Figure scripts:
/---
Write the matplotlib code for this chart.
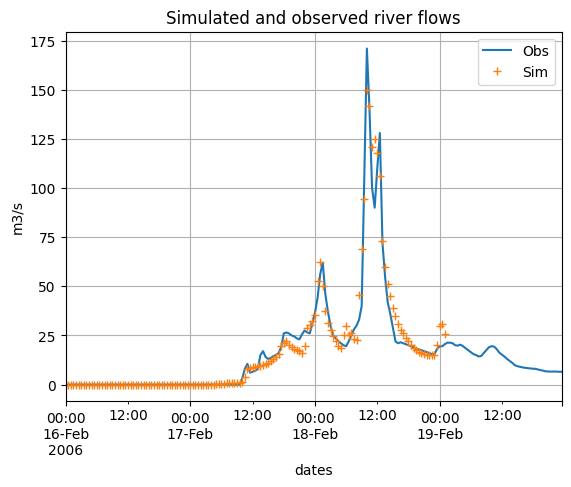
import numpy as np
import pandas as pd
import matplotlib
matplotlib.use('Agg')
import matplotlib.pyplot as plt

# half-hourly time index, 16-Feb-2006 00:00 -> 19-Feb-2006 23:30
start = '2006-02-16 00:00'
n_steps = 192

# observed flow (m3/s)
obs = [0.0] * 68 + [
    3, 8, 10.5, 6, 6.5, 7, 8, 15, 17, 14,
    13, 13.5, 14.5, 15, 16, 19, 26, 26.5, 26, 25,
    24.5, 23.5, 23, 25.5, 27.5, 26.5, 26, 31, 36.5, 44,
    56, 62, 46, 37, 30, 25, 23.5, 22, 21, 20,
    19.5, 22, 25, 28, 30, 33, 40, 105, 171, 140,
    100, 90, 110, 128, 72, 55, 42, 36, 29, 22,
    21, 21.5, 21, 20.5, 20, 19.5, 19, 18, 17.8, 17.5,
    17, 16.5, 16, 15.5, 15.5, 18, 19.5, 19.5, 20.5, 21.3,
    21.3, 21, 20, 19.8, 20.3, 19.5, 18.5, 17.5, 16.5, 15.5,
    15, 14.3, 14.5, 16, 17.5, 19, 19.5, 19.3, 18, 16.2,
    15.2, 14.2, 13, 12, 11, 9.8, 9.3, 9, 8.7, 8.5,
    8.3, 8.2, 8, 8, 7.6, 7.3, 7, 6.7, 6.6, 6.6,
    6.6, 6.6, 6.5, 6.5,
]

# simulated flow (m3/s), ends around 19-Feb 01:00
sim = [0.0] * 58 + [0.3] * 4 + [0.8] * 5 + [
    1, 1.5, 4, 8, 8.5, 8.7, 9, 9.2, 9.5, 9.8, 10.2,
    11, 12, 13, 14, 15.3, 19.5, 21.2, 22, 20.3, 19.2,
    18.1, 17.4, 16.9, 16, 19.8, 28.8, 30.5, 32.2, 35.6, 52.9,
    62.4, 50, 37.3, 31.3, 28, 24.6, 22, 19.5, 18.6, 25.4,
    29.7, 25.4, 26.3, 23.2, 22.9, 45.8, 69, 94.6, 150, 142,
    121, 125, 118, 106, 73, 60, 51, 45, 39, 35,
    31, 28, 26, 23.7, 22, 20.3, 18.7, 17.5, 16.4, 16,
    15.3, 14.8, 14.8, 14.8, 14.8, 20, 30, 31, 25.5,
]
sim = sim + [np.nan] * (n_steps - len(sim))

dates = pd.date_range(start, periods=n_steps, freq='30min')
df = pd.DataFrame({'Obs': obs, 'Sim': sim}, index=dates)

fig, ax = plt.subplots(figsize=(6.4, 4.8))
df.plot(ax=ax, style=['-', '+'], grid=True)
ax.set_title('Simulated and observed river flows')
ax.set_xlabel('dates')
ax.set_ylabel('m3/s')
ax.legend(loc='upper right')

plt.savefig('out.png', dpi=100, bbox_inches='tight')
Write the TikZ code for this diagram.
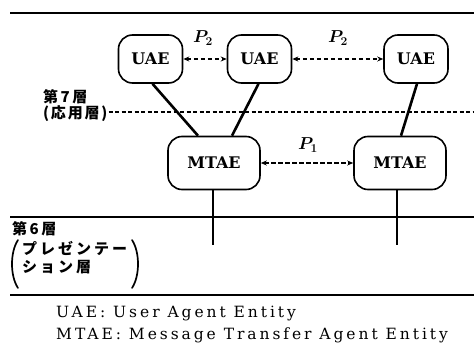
\---
_YOUR INSTRUCTIONS_
Begin at the first line of the entries above and return each line exactly, stopping after the line that contains "n_steps = 192". Pictures do not belong in the copy.

_COMPLETED TASK_
Write the matplotlib code for this chart.
import numpy as np
import pandas as pd
import matplotlib
matplotlib.use('Agg')
import matplotlib.pyplot as plt

# half-hourly time index, 16-Feb-2006 00:00 -> 19-Feb-2006 23:30
start = '2006-02-16 00:00'
n_steps = 192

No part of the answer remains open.